8. Practical directions

  • Pay in full each month if at all possible; this is the single most important rule
  • If carrying balances, prioritize paying them down before pursuing rewards
  • Use autopay for at least minimum payment to never miss a due date
  • Watch utilization; keep it below 30 percent of credit limit, ideally below 10 percent
  • A 1.5 to 2 percent flat-rate cashback card handles most situations well
  • Premium cards justify their fees only if you'll use the benefits
  • Don't carry balances on cards while saving for goals; the math doesn't work
  • Read terms carefully on balance transfers and promotional offers
  • Avoid cash advances except in genuine emergencies
  • Check statements monthly for unauthorized charges
  • Check credit report annually; dispute errors
  • Don't apply for multiple cards in short timeframes
  • Keep older accounts open if they don't have annual fees
  • Resist credit limit increases unless you'll manage utilization
  • Use credit cards for travel and large purchases (better frauds protection than debit)

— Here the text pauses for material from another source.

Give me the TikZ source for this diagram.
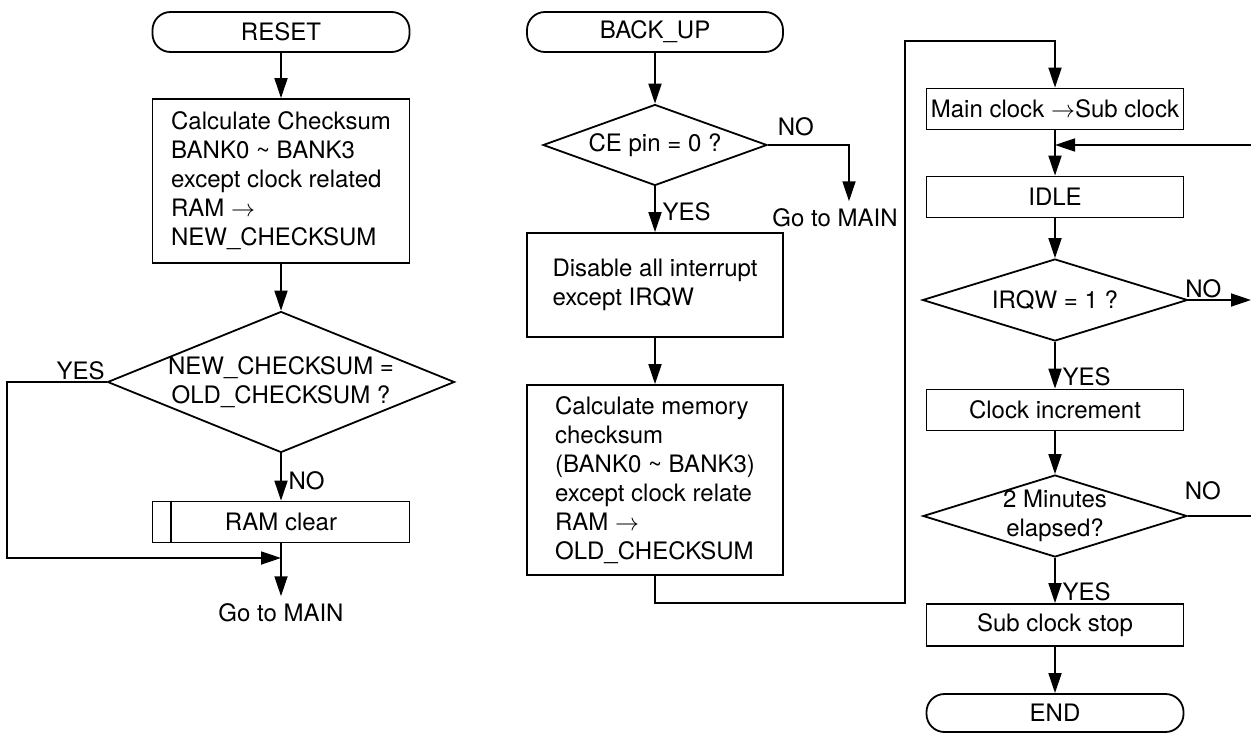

  • Consider keeping a debit card or cash for situations where credit isn't appropriate
  • If you can't reliably pay in full, reduce reliance on credit cards; debit, cash, or smaller credit limits help
  • Build emergency fund so emergencies don't drive new credit balances
  • For households with debt: contact issuer about hardship programs if struggling; sometimes options exist (lower APR, payment plans)

Credit cards are useful tools. For users who pay in full, they offer convenience, frauds protection, and modest rewards at no real cost. For users who revolve balances, they're expensive borrowing that compounds quickly. The structure of the product makes the difference between these outcomes large and important.